Unconstitutional Federal Agencies

Using the same type of logic, the federal government has expanded its power again and again. For instance, it constitutionally justified for the U.S. government to pay for the development of technology provided it is used for defense purposes, but federal agencies often pay for activities they want to undertake on the flimsiest ties to national defense. Scientific achievements are great endeavors, but unless they are directly related to defense or something else that is constitutional, they are not constitutional.

The National Aeronautics and Space Administration (NASA) was formed in 1958 under such auspices. It was created during the Sputnik crisis, even though there had been military research and development in guided-missile technology in all branches of the military. The technology was recognized for its value in weapons, both offensive and defensive, as well as for reconnaissance satellites. The Army led the military in rocket propulsion because its team included Dr.

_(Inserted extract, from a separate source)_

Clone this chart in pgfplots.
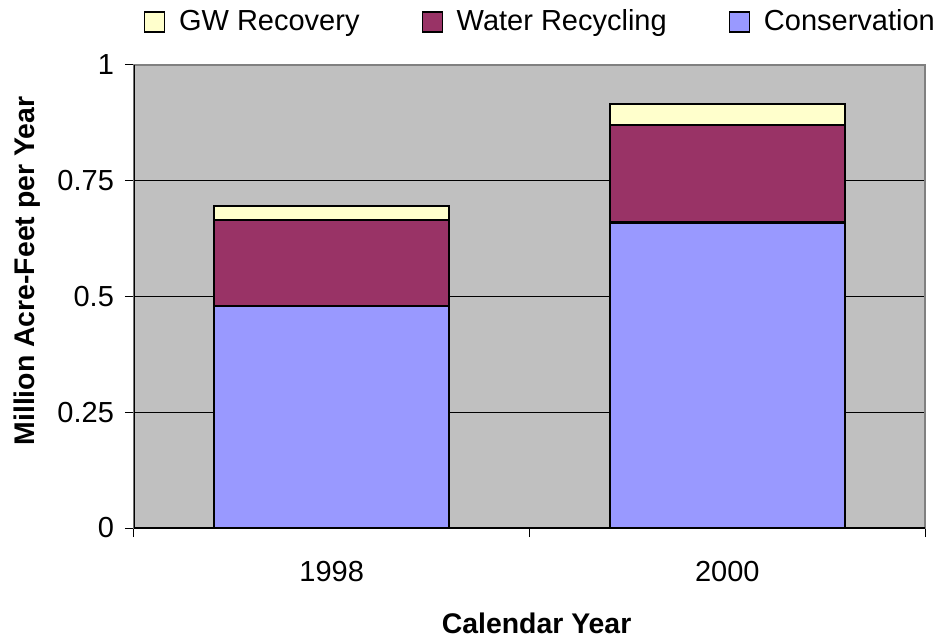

Wernher von Braun, the world-famous rocket scientist from Germany, who came to America after World War II.

NASA’s goals include non-defense goals, including operation of the International Space Station, the goal of which is to bring “together international flight crews, multiple launch vehicles, globally distributed launch, operations, training, engineering, and development facilities; communications networks, and the international scientific research community.”

Of course, politicians use NASA to help get elected through capturing big NASA contracts for their districts.

Though the advanced technology that was developed as part of the space program has some beneficial uses in defense and in private enterprise, the building of multiple governmental agencies with a mix of constitutional and unconstitutional activities has left us with bureaucracies that exist until this day. President Ronald Reagan said, “No government ever voluntarily reduces itself in size. Government programs, once launched, never disappear. Actually, a government bureau is the nearest thing to eternal life we’ll ever see on this Earth!”